• [WHAT IS NEEDED]:
Retype nothing but the lines from the start of the material up to and including the line with "y_ticks = [-0.3, -0.2, -0.1, 0.0, 0.1, 0.2, 0.3, 0.4]". Pictures don't belong in the copy.

··········

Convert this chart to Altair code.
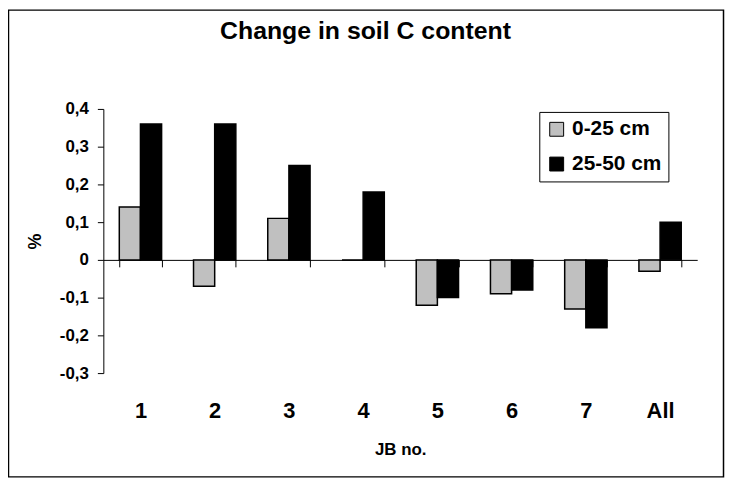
import altair as alt
import pandas as pd

categories = ["1", "2", "3", "4", "5", "6", "7", "All"]
series_names = ["0-25 cm", "25-50 cm"]
values_0_25 = [0.14, -0.07, 0.11, 0.0, -0.12, -0.09, -0.13, -0.03]
values_25_50 = [0.36, 0.36, 0.25, 0.18, -0.10, -0.08, -0.18, 0.10]
y_ticks = [-0.3, -0.2, -0.1, 0.0, 0.1, 0.2, 0.3, 0.4]

rows = []
for c, a, b in zip(categories, values_0_25, values_25_50):
    rows.append({"JB": c, "Depth": series_names[0], "Change": a})
    rows.append({"JB": c, "Depth": series_names[1], "Change": b})
df = pd.DataFrame(rows)

FONT = "Liberation Sans"

bars = alt.Chart(df).mark_bar(stroke="black", strokeWidth=1.5).encode(
    x=alt.X(
        "JB:N",
        sort=categories,
        scale=alt.Scale(paddingInner=0.43, paddingOuter=0.215),
        axis=alt.Axis(
            title="JB no.",
            orient="bottom",
            offset=-114,
            labelAngle=0,
            tickBand="extent",
            tickSize=7,
            tickColor="black",
            domainColor="black",
            labelPadding=135,
            labelFont=FONT,
            labelFontSize=22,
            labelFontWeight="bold",
            labelColor="black",
            titleFont=FONT,
            titleFontSize=17,
            titleFontWeight="bold",
            titleColor="black",
            titlePadding=20,
        ),
    ),
    xOffset=alt.XOffset(
        "Depth:N", sort=series_names,
        scale=alt.Scale(paddingInner=0, paddingOuter=0),
    ),
    y=alt.Y(
        "Change:Q",
        scale=alt.Scale(domain=[-0.3, 0.4], nice=False, zero=False),
        axis=alt.Axis(
            title="%",
            values=y_ticks,
            grid=False,
            tickSize=6,
            tickColor="black",
            domainColor="black",
            labelPadding=9,
            labelExpr="datum.value == 0 ? '0' : replace(replace(format(datum.value, '.1f'), '.', ','), '\u2212', '-')",
            labelFont=FONT,
            labelFontSize=17,
            labelFontWeight="bold",
            labelColor="black",
            titleFont=FONT,
            titleFontSize=18,
            titleFontWeight="bold",
            titleColor="black",
            titlePadding=15,
        ),
    ),
    color=alt.Color(
        "Depth:N",
        sort=series_names,
        scale=alt.Scale(domain=series_names, range=["#c0c0c0", "#000000"]),
        legend=alt.Legend(
            title=None,
            orient="none",
            legendX=439,
            legendY=3,
            symbolType="square",
            symbolSize=196,
            symbolStrokeColor="black",
            symbolStrokeWidth=1,
            symbolOpacity=1,
            labelFont=FONT,
            labelFontSize=21,
            labelFontWeight="bold",
            labelColor="black",
            labelOffset=5,
            rowPadding=13,
            padding=7,
            strokeColor="black",
            fillColor="white",
        ),
    ),
)

border = alt.Chart(alt.Data(values=[{}])).mark_rect(
    fill=None, stroke="black", strokeWidth=1.5
).encode(
    x=alt.value(-95.5), x2=alt.value(624.5),
    y=alt.value(-99.5), y2=alt.value(370.5),
)

chart = alt.layer(border, bars).properties(
    width=598,
    height=266,
    padding={"left": 96, "top": 100, "right": 28, "bottom": 105},
    autosize=alt.AutoSizeParams(type="none"),
    background="white",
    title=alt.TitleParams(
        "Change in soil C content",
        font=FONT,
        fontSize=25,
        fontWeight="bold",
        color="black",
        anchor="middle",
        frame="group",
        baseline="alphabetic",
        dx=-35,
        offset=-55,
    ),
).configure_view(stroke=None)

chart.save("out.html", embed_options={"renderer": "svg", "actions": False})
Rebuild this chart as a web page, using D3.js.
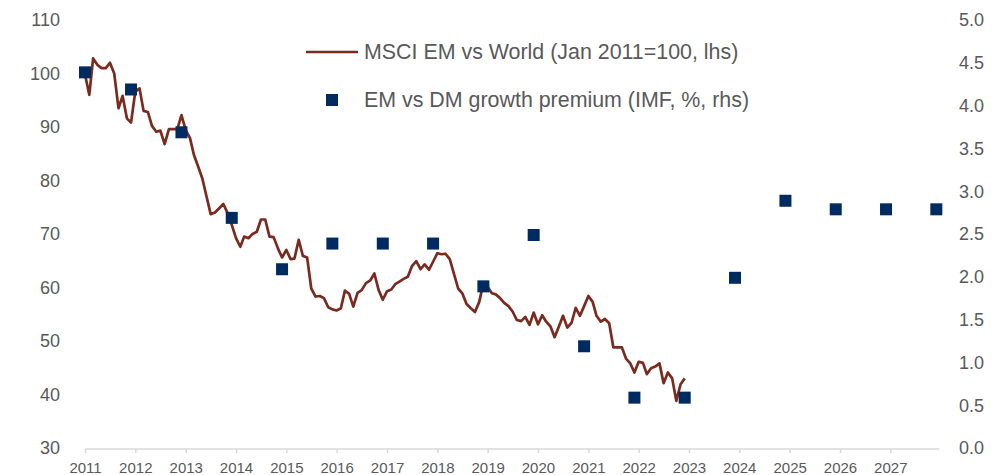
<!DOCTYPE html>
<html>
<head>
	<meta charset="utf-8">
	<title></title>
	<style>
		body { margin: 0; background: #fff; }
		text { font-family: "Liberation Sans", Arial, sans-serif; fill: #595959; }
	</style>
</head>
<body>
	<svg id="container" height="475" width="1006"></svg>
</body>
<script src="https://d3js.org/d3.v7.min.js"></script>
<script>
	// MSCI EM vs World, monthly from Jan 2011 (Jan 2011 = 100)
	let lineStart = "2011-01"
	let emVsWorld = [
		100, 96.2, 103.0, 101.8, 101.2, 101.2, 102.2, 100.2, 93.7, 96.0, 91.8, 91.0,
		96.8, 97.4, 93.2, 93.0, 90.4, 89.3, 89.5, 87.0, 89.8, 89.8, 89.8, 92.4,
		89.6, 88.1, 85.0, 82.8, 80.6, 77.2, 73.9, 74.2, 75.0, 75.8, 74.1, 71.9,
		69.4, 67.8, 69.7, 69.4, 70.2, 70.6, 72.9, 72.9, 69.7, 69.6, 67.5, 65.8,
		67.2, 65.5, 65.6, 69.1, 66.1, 65.8, 60.0, 58.5, 58.6, 58.2, 56.5, 56.1,
		55.9, 56.3, 59.6, 59.0, 56.6, 59.2, 59.7, 61.0, 61.5, 62.8, 59.7, 57.9,
		59.5, 59.8, 60.8, 61.3, 61.8, 62.2, 64.2, 65.1, 63.6, 64.5, 63.5, 65.0,
		66.6, 66.4, 66.5, 65.5, 62.8, 60.0, 59.1, 57.1, 56.3, 55.6, 57.5, 61.0,
		60.3, 59.1, 58.9, 58.2, 57.3, 56.7, 55.7, 54.1, 53.9, 54.7, 53.2, 55.5,
		53.3, 55.0, 53.8, 52.9, 50.9, 52.9, 54.9, 52.7, 53.6, 56.4, 54.9, 56.7,
		58.6, 57.5, 54.9, 53.8, 54.3, 53.5, 49.0, 49.0, 49.0, 46.9, 46.0, 44.3,
		46.3, 46.1, 44.0, 45.1, 45.4, 46.0, 42.3, 44.3, 43.2, 39.0, 42.1, 43.2
	]

	// EM vs DM growth premium (IMF, %)
	let premiumDates = ["2011-01", "2011-12", "2012-12", "2013-12", "2014-12", "2015-12",
		"2016-12", "2017-12", "2018-12", "2019-12", "2020-12", "2021-12", "2022-12",
		"2023-12", "2024-12", "2025-12", "2026-12", "2027-12"]
	let premium = [4.4, 4.2, 3.7, 2.7, 2.1, 2.4, 2.4, 2.4, 1.9, 2.5, 1.2, 0.6, 0.6,
		2.0, 2.9, 2.8, 2.8, 2.8]

	let yearTicks = d3.range(2011, 2028)
	let leftTicks = [30, 40, 50, 60, 70, 80, 90, 100, 110]
	let rightTicks = [0, 0.5, 1, 1.5, 2, 2.5, 3, 3.5, 4, 4.5, 5]

	let lineLabel = "MSCI EM vs World (Jan 2011=100, lhs)"
	let dotLabel = "EM vs DM growth premium (IMF, %, rhs)"

	let svg = d3.select("#container")
	let parseMonth = d3.timeParse("%Y-%m")

	let x = d3.scaleTime()
		.domain([new Date(2011, 0, 1), new Date(2028, 0, 1)])
		.range([85, 940.6])
	let yL = d3.scaleLinear().domain([30, 110]).range([449, 21])
	let yR = d3.scaleLinear().domain([0, 5]).range([449, 21])

	let lineData = emVsWorld.map((v, i) => ({ date: d3.timeMonth.offset(parseMonth(lineStart), i), value: v }))
	let dotData = premiumDates.map((d, i) => ({ date: parseMonth(d), value: premium[i] }))

	// x axis
	svg.append("line")
		.attr("x1", x(new Date(2011, 0, 1)))
		.attr("x2", x(new Date(2027, 11, 22)))
		.attr("y1", 449).attr("y2", 449)
		.attr("stroke", "#d9d9d9")
		.attr("stroke-width", 1.5)

	let xAxis = svg.append("g")
		.attr("transform", "translate(0,449)")
		.call(d3.axisBottom(x)
			.tickValues(yearTicks.map(y => new Date(y, 0, 1)))
			.tickFormat(d3.timeFormat("%Y"))
			.tickSize(4)
			.tickPadding(9))
	xAxis.select(".domain").remove()
	xAxis.selectAll(".tick line").attr("stroke", "#d9d9d9").attr("stroke-width", 1.5)
	xAxis.selectAll(".tick text")
		.attr("font-size", 15)
		.attr("font-family", null)
		.attr("fill", "#595959")

	// left and right tick labels
	svg.selectAll("text.left")
		.data(leftTicks)
		.enter().append("text")
		.attr("class", "left")
		.attr("x", 60)
		.attr("y", d => yL(d) - 1)
		.attr("dy", "0.35em")
		.attr("text-anchor", "end")
		.attr("font-size", 18)
		.text(d => d)

	svg.selectAll("text.right")
		.data(rightTicks)
		.enter().append("text")
		.attr("class", "right")
		.attr("x", 984)
		.attr("y", d => yR(d) - 1)
		.attr("dy", "0.35em")
		.attr("text-anchor", "end")
		.attr("font-size", 18)
		.text(d => d3.format(".1f")(d))

	// MSCI line
	let line = d3.line()
		.x(d => x(d.date))
		.y(d => yL(d.value))

	svg.append("path")
		.datum(lineData)
		.attr("d", line)
		.attr("fill", "none")
		.attr("stroke", "#7a2a1e")
		.attr("stroke-width", 2.7)
		.attr("stroke-linejoin", "round")

	// growth premium squares
	let sq = 12
	svg.selectAll("rect.dot")
		.data(dotData)
		.enter().append("rect")
		.attr("class", "dot")
		.attr("x", d => x(d.date) - sq / 2)
		.attr("y", d => yR(d.value) - sq / 2)
		.attr("width", sq)
		.attr("height", sq)
		.attr("fill", "#002b60")

	// legend
	let legend = svg.append("g")
	legend.append("line")
		.attr("x1", 306).attr("x2", 358)
		.attr("y1", 52).attr("y2", 52)
		.attr("stroke", "#7a2a1e")
		.attr("stroke-width", 2.7)
	legend.append("text")
		.attr("x", 364).attr("y", 52)
		.attr("dy", "0.35em")
		.attr("font-size", 21.4)
		.text(lineLabel)
	legend.append("rect")
		.attr("x", 332 - sq / 2).attr("y", 100 - sq / 2)
		.attr("width", sq).attr("height", sq)
		.attr("fill", "#002b60")
	legend.append("text")
		.attr("x", 364).attr("y", 100)
		.attr("dy", "0.35em")
		.attr("font-size", 21.4)
		.text(dotLabel)
</script>
</html>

··········

• [SOLUTION TO THIS TASK]:
Convert this chart to Altair code.
import altair as alt
import pandas as pd

categories = ["1", "2", "3", "4", "5", "6", "7", "All"]
series_names = ["0-25 cm", "25-50 cm"]
values_0_25 = [0.14, -0.07, 0.11, 0.0, -0.12, -0.09, -0.13, -0.03]
values_25_50 = [0.36, 0.36, 0.25, 0.18, -0.10, -0.08, -0.18, 0.10]
y_ticks = [-0.3, -0.2, -0.1, 0.0, 0.1, 0.2, 0.3, 0.4]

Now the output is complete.